> **TASK STATEMENT**:
Output each entry below as it stands, leaving out every picture.

====== INFORMATION GIVEN

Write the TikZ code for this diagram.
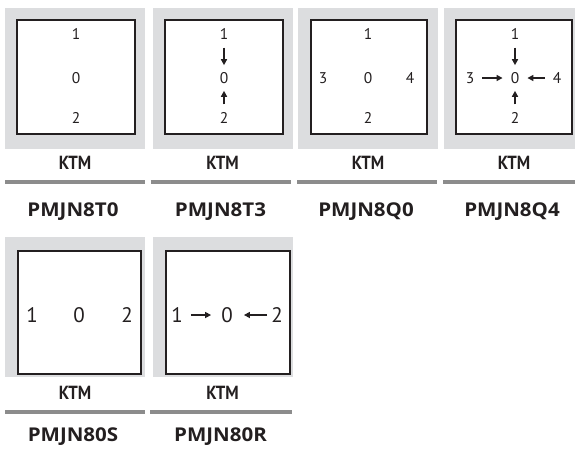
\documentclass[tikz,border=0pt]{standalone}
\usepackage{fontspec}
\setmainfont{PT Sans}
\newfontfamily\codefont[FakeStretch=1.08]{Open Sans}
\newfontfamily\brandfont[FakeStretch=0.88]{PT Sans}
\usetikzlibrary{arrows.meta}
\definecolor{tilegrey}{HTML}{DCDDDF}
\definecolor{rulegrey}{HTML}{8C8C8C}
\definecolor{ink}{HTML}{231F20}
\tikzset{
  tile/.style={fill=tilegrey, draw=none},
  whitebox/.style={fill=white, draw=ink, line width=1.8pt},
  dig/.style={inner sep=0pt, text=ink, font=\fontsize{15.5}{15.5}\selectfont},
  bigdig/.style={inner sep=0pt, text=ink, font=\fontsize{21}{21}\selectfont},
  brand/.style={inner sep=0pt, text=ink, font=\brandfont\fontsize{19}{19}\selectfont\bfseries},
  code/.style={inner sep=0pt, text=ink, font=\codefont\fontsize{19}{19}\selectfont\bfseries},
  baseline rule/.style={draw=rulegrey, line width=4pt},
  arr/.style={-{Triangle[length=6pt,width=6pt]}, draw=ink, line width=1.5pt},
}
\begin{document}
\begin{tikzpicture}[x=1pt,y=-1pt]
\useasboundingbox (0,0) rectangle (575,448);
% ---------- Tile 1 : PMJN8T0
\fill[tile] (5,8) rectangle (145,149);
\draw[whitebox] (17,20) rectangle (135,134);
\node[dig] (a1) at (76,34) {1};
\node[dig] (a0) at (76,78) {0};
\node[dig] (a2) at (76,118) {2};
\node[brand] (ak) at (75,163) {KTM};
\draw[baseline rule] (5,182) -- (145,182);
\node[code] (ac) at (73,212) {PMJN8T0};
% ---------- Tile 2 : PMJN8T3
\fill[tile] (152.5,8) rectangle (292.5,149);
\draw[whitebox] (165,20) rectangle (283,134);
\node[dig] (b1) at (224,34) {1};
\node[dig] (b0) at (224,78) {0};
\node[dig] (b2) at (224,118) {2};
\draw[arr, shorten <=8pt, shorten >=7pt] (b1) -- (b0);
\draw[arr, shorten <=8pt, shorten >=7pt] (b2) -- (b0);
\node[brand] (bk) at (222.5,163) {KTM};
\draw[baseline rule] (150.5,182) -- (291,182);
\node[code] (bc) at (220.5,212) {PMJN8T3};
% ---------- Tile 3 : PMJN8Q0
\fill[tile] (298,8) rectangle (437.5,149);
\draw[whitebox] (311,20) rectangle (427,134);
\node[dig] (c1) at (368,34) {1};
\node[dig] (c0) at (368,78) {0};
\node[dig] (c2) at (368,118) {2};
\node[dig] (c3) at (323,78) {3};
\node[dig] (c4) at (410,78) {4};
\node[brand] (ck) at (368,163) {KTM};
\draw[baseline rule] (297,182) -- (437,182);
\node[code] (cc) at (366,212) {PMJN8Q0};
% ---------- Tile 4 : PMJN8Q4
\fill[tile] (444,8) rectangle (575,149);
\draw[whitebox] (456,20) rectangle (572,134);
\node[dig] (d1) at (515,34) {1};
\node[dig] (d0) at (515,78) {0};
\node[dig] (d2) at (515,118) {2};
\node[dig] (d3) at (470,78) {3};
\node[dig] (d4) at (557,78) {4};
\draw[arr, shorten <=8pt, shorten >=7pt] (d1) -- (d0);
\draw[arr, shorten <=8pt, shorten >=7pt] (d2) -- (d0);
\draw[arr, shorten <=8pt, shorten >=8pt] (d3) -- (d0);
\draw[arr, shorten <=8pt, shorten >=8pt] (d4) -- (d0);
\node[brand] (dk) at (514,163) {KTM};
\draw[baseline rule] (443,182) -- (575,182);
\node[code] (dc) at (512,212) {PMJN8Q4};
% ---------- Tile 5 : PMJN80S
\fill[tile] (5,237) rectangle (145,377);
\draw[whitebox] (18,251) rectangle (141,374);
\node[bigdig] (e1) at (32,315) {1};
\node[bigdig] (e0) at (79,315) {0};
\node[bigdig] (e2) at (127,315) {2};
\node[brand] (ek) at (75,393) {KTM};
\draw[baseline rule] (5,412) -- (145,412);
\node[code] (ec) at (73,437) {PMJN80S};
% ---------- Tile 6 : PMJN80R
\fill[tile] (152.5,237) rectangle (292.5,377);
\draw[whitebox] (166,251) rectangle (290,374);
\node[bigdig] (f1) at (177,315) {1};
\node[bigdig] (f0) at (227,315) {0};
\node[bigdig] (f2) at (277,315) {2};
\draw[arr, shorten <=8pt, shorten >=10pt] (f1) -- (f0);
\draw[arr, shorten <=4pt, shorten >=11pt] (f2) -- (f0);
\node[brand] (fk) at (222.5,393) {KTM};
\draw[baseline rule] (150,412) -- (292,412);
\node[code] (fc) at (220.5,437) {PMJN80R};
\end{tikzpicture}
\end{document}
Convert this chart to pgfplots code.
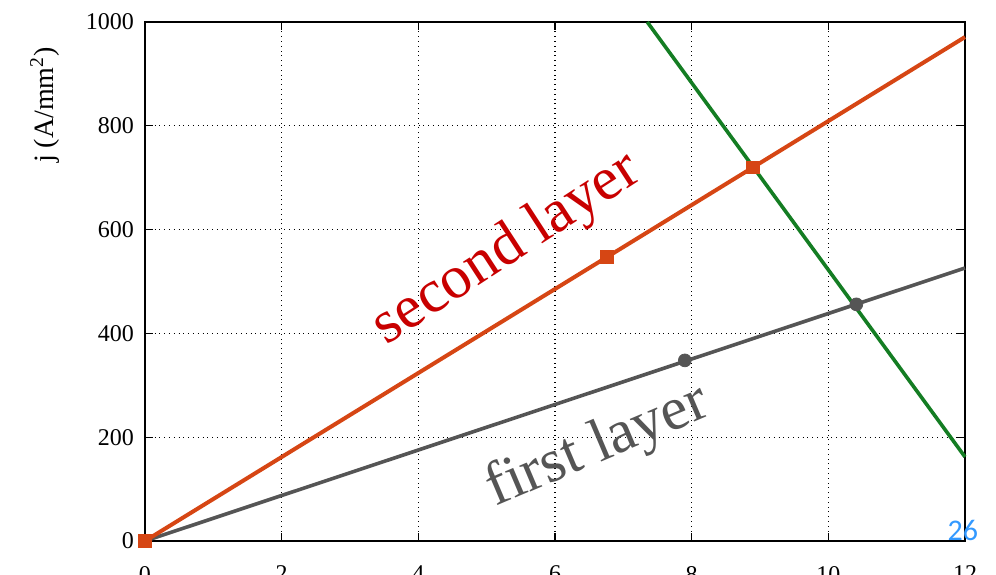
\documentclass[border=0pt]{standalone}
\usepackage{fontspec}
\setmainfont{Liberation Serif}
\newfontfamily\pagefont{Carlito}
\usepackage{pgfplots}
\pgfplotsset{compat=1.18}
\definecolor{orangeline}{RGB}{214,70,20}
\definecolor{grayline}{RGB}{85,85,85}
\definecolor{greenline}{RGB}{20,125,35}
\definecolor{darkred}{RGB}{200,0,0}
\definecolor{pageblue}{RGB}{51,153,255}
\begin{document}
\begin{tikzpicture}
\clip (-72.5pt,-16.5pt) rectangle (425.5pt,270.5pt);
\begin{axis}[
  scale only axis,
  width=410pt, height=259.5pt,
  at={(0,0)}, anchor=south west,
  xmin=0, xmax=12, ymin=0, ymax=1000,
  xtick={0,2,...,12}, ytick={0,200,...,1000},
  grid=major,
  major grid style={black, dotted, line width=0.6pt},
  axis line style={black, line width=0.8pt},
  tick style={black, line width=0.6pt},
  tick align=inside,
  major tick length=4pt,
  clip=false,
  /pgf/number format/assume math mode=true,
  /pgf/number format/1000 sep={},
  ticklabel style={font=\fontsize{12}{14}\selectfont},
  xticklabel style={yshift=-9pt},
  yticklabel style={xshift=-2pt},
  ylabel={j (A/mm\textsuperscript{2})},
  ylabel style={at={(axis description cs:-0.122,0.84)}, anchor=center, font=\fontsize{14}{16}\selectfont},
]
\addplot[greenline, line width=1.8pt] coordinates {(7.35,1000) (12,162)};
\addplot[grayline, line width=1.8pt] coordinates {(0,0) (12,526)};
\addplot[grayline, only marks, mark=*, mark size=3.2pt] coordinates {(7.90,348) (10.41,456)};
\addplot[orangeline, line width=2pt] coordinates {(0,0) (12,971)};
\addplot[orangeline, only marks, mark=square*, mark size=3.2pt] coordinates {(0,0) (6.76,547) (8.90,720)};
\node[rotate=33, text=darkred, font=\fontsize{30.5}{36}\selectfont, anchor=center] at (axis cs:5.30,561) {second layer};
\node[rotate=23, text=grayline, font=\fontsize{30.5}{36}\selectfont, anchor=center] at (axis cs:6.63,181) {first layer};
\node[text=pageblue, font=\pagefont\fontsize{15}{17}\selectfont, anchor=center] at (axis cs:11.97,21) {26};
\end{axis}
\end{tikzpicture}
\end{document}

============

> **TASK SOLUTION**:
Write the TikZ code for this diagram.
\documentclass[tikz,border=0pt]{standalone}
\usepackage{fontspec}
\setmainfont{PT Sans}
\newfontfamily\codefont[FakeStretch=1.08]{Open Sans}
\newfontfamily\brandfont[FakeStretch=0.88]{PT Sans}
\usetikzlibrary{arrows.meta}
\definecolor{tilegrey}{HTML}{DCDDDF}
\definecolor{rulegrey}{HTML}{8C8C8C}
\definecolor{ink}{HTML}{231F20}
\tikzset{
  tile/.style={fill=tilegrey, draw=none},
  whitebox/.style={fill=white, draw=ink, line width=1.8pt},
  dig/.style={inner sep=0pt, text=ink, font=\fontsize{15.5}{15.5}\selectfont},
  bigdig/.style={inner sep=0pt, text=ink, font=\fontsize{21}{21}\selectfont},
  brand/.style={inner sep=0pt, text=ink, font=\brandfont\fontsize{19}{19}\selectfont\bfseries},
  code/.style={inner sep=0pt, text=ink, font=\codefont\fontsize{19}{19}\selectfont\bfseries},
  baseline rule/.style={draw=rulegrey, line width=4pt},
  arr/.style={-{Triangle[length=6pt,width=6pt]}, draw=ink, line width=1.5pt},
}
\begin{document}
\begin{tikzpicture}[x=1pt,y=-1pt]
\useasboundingbox (0,0) rectangle (575,448);
% ---------- Tile 1 : PMJN8T0
\fill[tile] (5,8) rectangle (145,149);
\draw[whitebox] (17,20) rectangle (135,134);
\node[dig] (a1) at (76,34) {1};
\node[dig] (a0) at (76,78) {0};
\node[dig] (a2) at (76,118) {2};
\node[brand] (ak) at (75,163) {KTM};
\draw[baseline rule] (5,182) -- (145,182);
\node[code] (ac) at (73,212) {PMJN8T0};
% ---------- Tile 2 : PMJN8T3
\fill[tile] (152.5,8) rectangle (292.5,149);
\draw[whitebox] (165,20) rectangle (283,134);
\node[dig] (b1) at (224,34) {1};
\node[dig] (b0) at (224,78) {0};
\node[dig] (b2) at (224,118) {2};
\draw[arr, shorten <=8pt, shorten >=7pt] (b1) -- (b0);
\draw[arr, shorten <=8pt, shorten >=7pt] (b2) -- (b0);
\node[brand] (bk) at (222.5,163) {KTM};
\draw[baseline rule] (150.5,182) -- (291,182);
\node[code] (bc) at (220.5,212) {PMJN8T3};
% ---------- Tile 3 : PMJN8Q0
\fill[tile] (298,8) rectangle (437.5,149);
\draw[whitebox] (311,20) rectangle (427,134);
\node[dig] (c1) at (368,34) {1};
\node[dig] (c0) at (368,78) {0};
\node[dig] (c2) at (368,118) {2};
\node[dig] (c3) at (323,78) {3};
\node[dig] (c4) at (410,78) {4};
\node[brand] (ck) at (368,163) {KTM};
\draw[baseline rule] (297,182) -- (437,182);
\node[code] (cc) at (366,212) {PMJN8Q0};
% ---------- Tile 4 : PMJN8Q4
\fill[tile] (444,8) rectangle (575,149);
\draw[whitebox] (456,20) rectangle (572,134);
\node[dig] (d1) at (515,34) {1};
\node[dig] (d0) at (515,78) {0};
\node[dig] (d2) at (515,118) {2};
\node[dig] (d3) at (470,78) {3};
\node[dig] (d4) at (557,78) {4};
\draw[arr, shorten <=8pt, shorten >=7pt] (d1) -- (d0);
\draw[arr, shorten <=8pt, shorten >=7pt] (d2) -- (d0);
\draw[arr, shorten <=8pt, shorten >=8pt] (d3) -- (d0);
\draw[arr, shorten <=8pt, shorten >=8pt] (d4) -- (d0);
\node[brand] (dk) at (514,163) {KTM};
\draw[baseline rule] (443,182) -- (575,182);
\node[code] (dc) at (512,212) {PMJN8Q4};
% ---------- Tile 5 : PMJN80S
\fill[tile] (5,237) rectangle (145,377);
\draw[whitebox] (18,251) rectangle (141,374);
\node[bigdig] (e1) at (32,315) {1};
\node[bigdig] (e0) at (79,315) {0};
\node[bigdig] (e2) at (127,315) {2};
\node[brand] (ek) at (75,393) {KTM};
\draw[baseline rule] (5,412) -- (145,412);
\node[code] (ec) at (73,437) {PMJN80S};
% ---------- Tile 6 : PMJN80R
\fill[tile] (152.5,237) rectangle (292.5,377);
\draw[whitebox] (166,251) rectangle (290,374);
\node[bigdig] (f1) at (177,315) {1};
\node[bigdig] (f0) at (227,315) {0};
\node[bigdig] (f2) at (277,315) {2};
\draw[arr, shorten <=8pt, shorten >=10pt] (f1) -- (f0);
\draw[arr, shorten <=4pt, shorten >=11pt] (f2) -- (f0);
\node[brand] (fk) at (222.5,393) {KTM};
\draw[baseline rule] (150,412) -- (292,412);
\node[code] (fc) at (220.5,437) {PMJN80R};
\end{tikzpicture}
\end{document}
Convert this chart to pgfplots code.
\documentclass[border=0pt]{standalone}
\usepackage{fontspec}
\setmainfont{Liberation Serif}
\newfontfamily\pagefont{Carlito}
\usepackage{pgfplots}
\pgfplotsset{compat=1.18}
\definecolor{orangeline}{RGB}{214,70,20}
\definecolor{grayline}{RGB}{85,85,85}
\definecolor{greenline}{RGB}{20,125,35}
\definecolor{darkred}{RGB}{200,0,0}
\definecolor{pageblue}{RGB}{51,153,255}
\begin{document}
\begin{tikzpicture}
\clip (-72.5pt,-16.5pt) rectangle (425.5pt,270.5pt);
\begin{axis}[
  scale only axis,
  width=410pt, height=259.5pt,
  at={(0,0)}, anchor=south west,
  xmin=0, xmax=12, ymin=0, ymax=1000,
  xtick={0,2,...,12}, ytick={0,200,...,1000},
  grid=major,
  major grid style={black, dotted, line width=0.6pt},
  axis line style={black, line width=0.8pt},
  tick style={black, line width=0.6pt},
  tick align=inside,
  major tick length=4pt,
  clip=false,
  /pgf/number format/assume math mode=true,
  /pgf/number format/1000 sep={},
  ticklabel style={font=\fontsize{12}{14}\selectfont},
  xticklabel style={yshift=-9pt},
  yticklabel style={xshift=-2pt},
  ylabel={j (A/mm\textsuperscript{2})},
  ylabel style={at={(axis description cs:-0.122,0.84)}, anchor=center, font=\fontsize{14}{16}\selectfont},
]
\addplot[greenline, line width=1.8pt] coordinates {(7.35,1000) (12,162)};
\addplot[grayline, line width=1.8pt] coordinates {(0,0) (12,526)};
\addplot[grayline, only marks, mark=*, mark size=3.2pt] coordinates {(7.90,348) (10.41,456)};
\addplot[orangeline, line width=2pt] coordinates {(0,0) (12,971)};
\addplot[orangeline, only marks, mark=square*, mark size=3.2pt] coordinates {(0,0) (6.76,547) (8.90,720)};
\node[rotate=33, text=darkred, font=\fontsize{30.5}{36}\selectfont, anchor=center] at (axis cs:5.30,561) {second layer};
\node[rotate=23, text=grayline, font=\fontsize{30.5}{36}\selectfont, anchor=center] at (axis cs:6.63,181) {first layer};
\node[text=pageblue, font=\pagefont\fontsize{15}{17}\selectfont, anchor=center] at (axis cs:11.97,21) {26};
\end{axis}
\end{tikzpicture}
\end{document}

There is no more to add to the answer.